Wanting a broad career in science, technology, engineering and maths, Philip Nguyen was drawn to biomedical engineering. He hopes to work in research, development and eventually entrepreneurship.
Bachelor of Engineering (Biomedical Engineering) (Honours)
My internship in Germany and time with Bürkert Fluid Control Systems was a rewarding experience. The work I did was meaningful, and everyone I met was genuine. I learned things about myself, and took home invaluable lessons I will never forget.
I decided to study biomedical engineering because it encompasses all areas of study across engineering and science and chose RMIT because it demands that undergraduates pursue opportunities to undertake work integrated learning within their industry.
The highlight of my studies has been my third year project. I planned, designed, manufactured by hand, marketed, presented and then reported on an integrated electronic device half the size of a credit card with accompanying software. With the help and support of my academic supervisors, university staff and my seniors, it was extremely rewarding to see an entire project through and being responsible for the entire product development process.

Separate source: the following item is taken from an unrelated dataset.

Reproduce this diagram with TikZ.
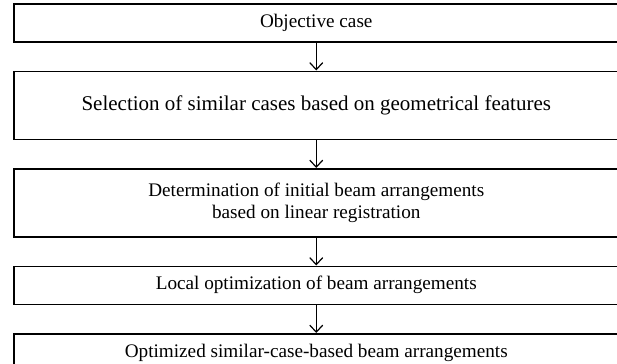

As part of my studies I was selected and took part in the Australian-German Study Centre for Optofluidics and Nanophotonics (SCON) program at the Institute for Optofluidics and Nanophotonics (IONAS) where I was given the opportunity to live and work in Germany for four months. The work itself was challenging, required initiative and creative input from me. There I designed and assembled an automated measurement system for testing nano-photonic devices – laying the foundation for my final-year project of designing, manufacturing and testing my own.
I was also awarded an industry sponsored scholarship which includes undertaking a research program in addition to an internship.
After graduating I intend to pursue a master’s degree in Japan, followed by some years working in the industry in R&D.